Friday, August 27, 2010

The Seasons of Marriage

As I've reread marriage articles lately, I've see that in the comments section some people assume from the practicality of an article that the author isn't "in love" with her husband and perhaps never was.  For surely if she were in love, the article wouldn't be so full of "shoulds" and "try tos".

I've also noticed that young marrieds and never marrieds can get depressed reading the practical advice and warnings of seasoned marrieds.  To them, it all seems so hopeless and cold and full of hard work.

I remember as a single woman hearing two married women laughing about how they'd rather have a Big Mac hamburger than have sex.  I was floored.  What!  How can that be?  What's wrong with these women?  Single people of course spend a good amount of time lamenting about their lonely, sex-deprived status.

While I'm not fond of hamburgers, eleven years into marriage, I do understand the sentiment. Women tend to get bogged down in day-to-day struggles with children and homecare responsibilities.  Sex is wonderful once it starts, but the problem for many women is settling down enough for the mood to overtake us--overtake us enough to initiate sex, even.

There is a time in pregnancy--usually around weeks 11-14--that I want sex so badly I initiate it nearly everyday.  We've both wished the libido of those weeks could be captured and bottled!

The bottom line?   Seasons of never-ending responsibility kill libido for women, which is rarely the case for men.

This can all be explained to a single, childless woman, but until she is living it, it seems preposterous.

The same is true about the seasons and depths of romantic and agape (sacrificial love) love within a marriage.  My husband was my soul mate for the first several years of marriage, but right now, we are both severely fatigued emotionally by underemployment, lack of couple time, the special needs associated with ADHD, and by parenting young children without extended-family help.

There is no doubt in my mind that the soul mate status of our union will resurface.  Those feelings aren't dead; they're just buried for a season.

And so, articles about marriage must be practical if they are to prepare couples for the inevitable valleys.  When you're deep in a valley you need encouragement to work at your marriage for the sake of your legacy, for the sake of your commitment to God, and for that blessed fiftieth anniversary day, which will come if you do love, even when you don't feel love.  

In the valley you need reminding that, no, you didn't marry the wrong person.  You married a sinner.  A sinner uniquely placed in your life by the God of the universe, to make you holy.

Because of our ages we may never reach fifty years.  But we will grow old and shriveled together, God willing.  On our final day together, it will be as though we'd made it to the top of Mt. Whitney. Our love will have depth and beauty--the likes of which we can only imagine.  I envision it as the highest, most evolved form of love experienced on this earth.  

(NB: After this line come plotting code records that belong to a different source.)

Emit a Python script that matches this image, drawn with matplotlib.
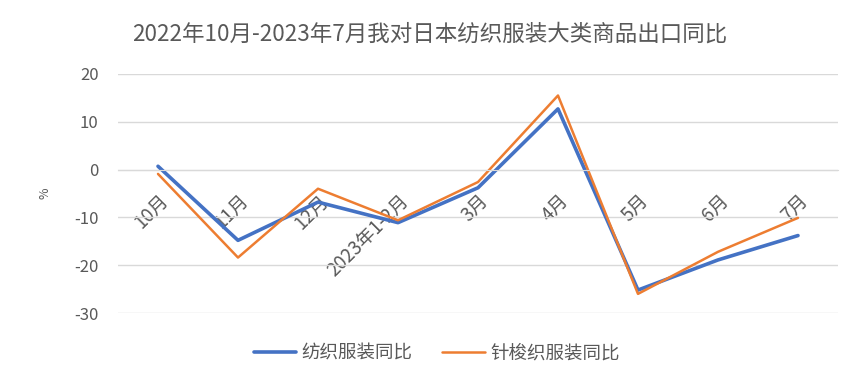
import matplotlib.pyplot as plt

plt.rcParams['font.family'] = ['Noto Sans CJK SC', 'DejaVu Sans']
plt.rcParams['axes.unicode_minus'] = False

months = ["10月", "11月", "12月", "2023年1-2月", "3月", "4月", "5月", "6月", "7月"]
textile = [0.7, -14.8, -6.8, -11.1, -3.8, 12.7, -25.2, -18.9, -13.8]
knit = [-0.9, -18.4, -4.0, -10.6, -2.6, 15.5, -26.0, -17.2, -10.1]

gray = '#595959'
fig = plt.figure(figsize=(8.65, 3.83), dpi=100)
ax = fig.add_axes([118 / 865, 1 - 313 / 383, 720 / 865, 239 / 383])

x = range(len(months))
ax.plot(x, textile, color='#4472C4', linewidth=2.6, label='纺织服装同比', solid_capstyle='round')
ax.plot(x, knit, color='#ED7D31', linewidth=1.8, label='针梭织服装同比', solid_capstyle='round')

ax.set_xlim(-0.5, len(months) - 0.5)
ax.set_ylim(-30, 20)
ax.set_yticks([-30, -20, -10, 0, 10, 20])
ax.yaxis.grid(True, color='#D9D9D9', linewidth=1)
ax.set_axisbelow(True)
for s in ['top', 'right', 'left']:
    ax.spines[s].set_visible(False)
ax.spines['bottom'].set_position(('data', 0))
ax.spines['bottom'].set_color('#D9D9D9')
ax.tick_params(axis='y', length=0, labelsize=12, labelcolor=gray, pad=14)
ax.tick_params(axis='x', length=0, labelsize=13.5, labelcolor=gray, pad=15)
ax.set_xticks(list(x))
ax.set_xticklabels(months, rotation=45, ha='right', rotation_mode='anchor')
ax.set_ylabel('%', fontsize=9, color=gray, labelpad=16)

fig.suptitle('2022年10月-2023年7月我对日本纺织服装大类商品出口同比', fontsize=16.2, color=gray, x=0.497, y=0.94)
fig.legend(loc='lower center', ncol=2, frameon=False, fontsize=13.3, labelcolor=gray,
           bbox_to_anchor=(0.505, 0.01), handlelength=2.3, handletextpad=0.3, columnspacing=1.6)
fig.savefig('out.png', dpi=100)
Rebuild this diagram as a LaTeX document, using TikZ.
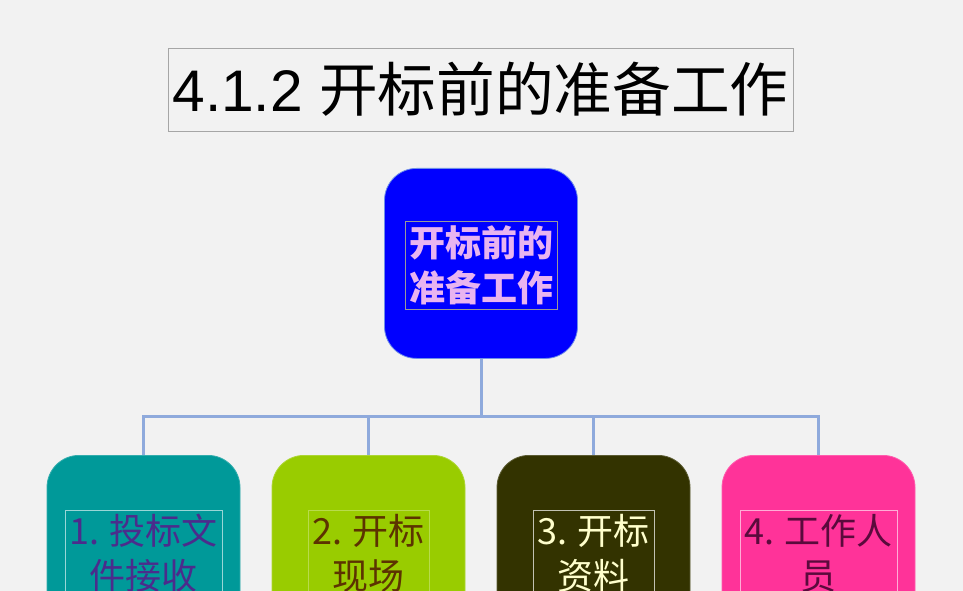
\documentclass[tikz,border=0pt]{standalone}
\usepackage{fontspec}
\setmainfont{Liberation Sans}
\newfontfamily\cjk{Noto Sans CJK SC}
\usetikzlibrary{positioning}

\definecolor{pagebg}{HTML}{F2F2F2}
\definecolor{titleedge}{HTML}{A6A6A6}
\definecolor{linkblue}{HTML}{8FAADC}
\definecolor{topblue}{HTML}{0000FF}
\definecolor{topedge}{HTML}{6F8FE8}
\definecolor{toptext}{HTML}{E8B4F0}
\definecolor{tealbox}{HTML}{009999}
\definecolor{tealtext}{HTML}{4B2C8C}
\definecolor{limebox}{HTML}{99CC00}
\definecolor{limetext}{HTML}{5C3300}
\definecolor{olivebox}{HTML}{333300}
\definecolor{olivetext}{HTML}{FFFFCC}
\definecolor{pinkbox}{HTML}{FF3399}
\definecolor{pinktext}{HTML}{5A0A3C}

\tikzset{
  box/.style={rounded corners=24pt, minimum width=144.75pt, minimum height=142.5pt, anchor=north, line width=0.6pt},
  textframe/.style={draw, line width=0.3pt, inner sep=3pt, align=center, anchor=north, font=\cjk\fontsize{27}{34}\selectfont},
  link/.style={draw=linkblue, line width=2.25pt}
}

\begin{document}
\begin{tikzpicture}[x=0.75pt,y=-0.75pt]

\useasboundingbox (0,0) rectangle (963,591);
\clip (0,0) rectangle (963,591);
\fill[pagebg] (0,0) rectangle (963,591);

\node[draw=titleedge, line width=0.6pt, minimum width=468.75pt, minimum height=62.25pt, font=\fontsize{44}{50}\selectfont] (title) at (480.5,89.5) {4.1.2 {\cjk 开标前的准备工作}};

\node[box, fill=topblue, draw=topedge] (prep) at (481,168) {};

\node[textframe, draw=gray!80, text=toptext, font=\cjk\bfseries\fontsize{27}{34}\selectfont, below=40pt of prep.north] (preptext) {开标前的\\准备工作};

\node[box, fill=tealbox, draw=tealbox!80!white] (receive) at (143.5,455) {};

\node[box, fill=limebox, draw=limebox!80!white] (site) at (368.5,455) {};

\node[box, fill=olivebox, draw=olivebox!80!white] (docs) at (593.5,455) {};

\node[box, fill=pinkbox, draw=pinkbox!80!white] (staff) at (818.5,455) {};

\node[textframe, draw=tealbox!40!white, text=tealtext, below=41pt of receive.north] (receivetext) {1. 投标文\\件接收};

\node[textframe, draw=limebox!70!white, text=limetext, below=41pt of site.north] (sitetext) {2. 开标\\现场};

\node[textframe, draw=olivebox!30!white, text=olivetext, below=41pt of docs.north] (docstext) {3. 开标\\资料};

\node[textframe, draw=pinkbox!40!white, text=pinktext, below=41pt of staff.north] (stafftext) {4. 工作人\\员};

\coordinate (bus) at (481,416);

\draw[link] (prep.south) -- (bus) -| (receive.north);

\draw[link] (bus) -| (site.north);

\draw[link] (bus) -| (docs.north);

\draw[link] (bus) -| (staff.north);

\end{tikzpicture}
\end{document}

And I also envision the God of the universe, who designed the hiking trail up to Mt. Whitney, saying to us, when we arrive in Paradise:

"Well done, good and faithful servants."

Ecclesiastes 3
 To every thing there is a season, and a time to every purpose under the heaven:
 A time to be born, and a time to die; a time to plant, and a time to pluck up that which is planted;
 A time to kill, and a time to heal; a time to break down, and a time to build up;
 A time to weep, and a time to laugh; a time to mourn, and a time to dance;
 A time to cast away stones, and a time to gather stones together; a time to embrace, and a time to refrain from embracing;
 A time to get, and a time to lose; a time to keep, and a time to cast away;
 A time to rend, and a time to sew; a time to keep silence, and a time to speak;
 A time to love, and a time to hate; a time of war, and a time of peace.